Bringing the combined strengths of all of these organizations to bear on bird conservation is a type of collaboration that happens frequently—but often under the radar—in the NGO world. In truth, it’s the only way that any of us can realistically tackle the scale of the threats that birds face.
The Year of the Bird will celebrate the importance of birds in our lives: the wonder and passion and Internet memes (so many memes) that they inspire, and the roles they play in the web of life.
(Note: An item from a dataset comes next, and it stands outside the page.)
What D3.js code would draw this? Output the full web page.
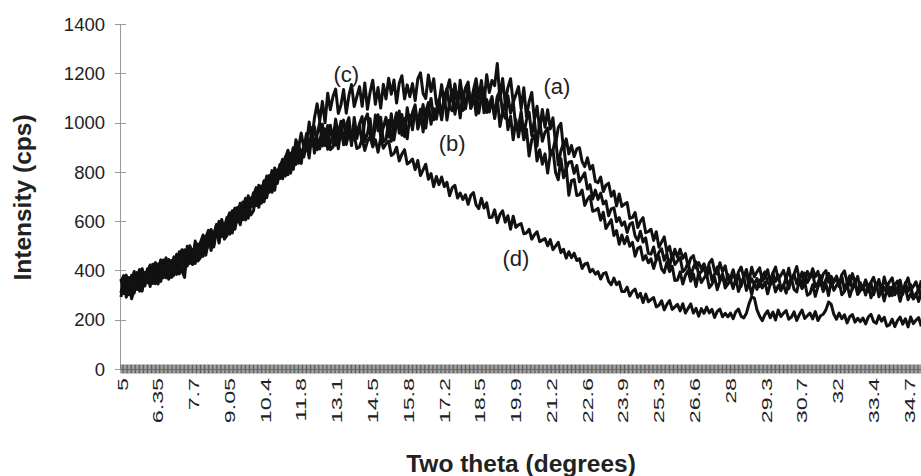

The Year of the Bird collaboration gives us all an opportunity to recommit to our promise to protect birds and the places they need for the next century.
Throughout the year of storytelling and of science, of celebration and conservation efforts, the Year of the Bird will focus on how our changing environment is affecting bird populations and what we can do to stop the decline.
During the Year of the Bird, you will see the gripping stories and beautiful photography from around the world for which both National Geographic and Audubon magazines are known. You will also gain important insight into science and conservation efforts from Audubon, Cornell Lab of Ornithology, and BirdLife International. All of these can be found at the Year of the Bird site: birdyourworld.org.
But Year of the Bird isn’t a passive exercise—you have a critical role to play. Throughout 2018, we’ll ask you to take simple actions that will help protect birds and provide you with themes that are sure to inspire. Each month, you could make your home and your communities’ buildings bird-friendly, or you could join a community science project for a day, or you could help birds stay safe during migration. Many of the actions are designed to engage others—your friends and family—with the natural world right alongside you. And you don’t have to wait to get started: You can start now by beginning to plan your spring planting with our Plants for Birds database. All of these small actions will help ensure that we’ll have birds to love for the next century—and beyond.
This unprecedented coalition could come together only around the most bountiful, beautiful, and compelling wildlife on the planet. Now, more than ever, you’re what hope looks like to a bird. And you have a lot of good company.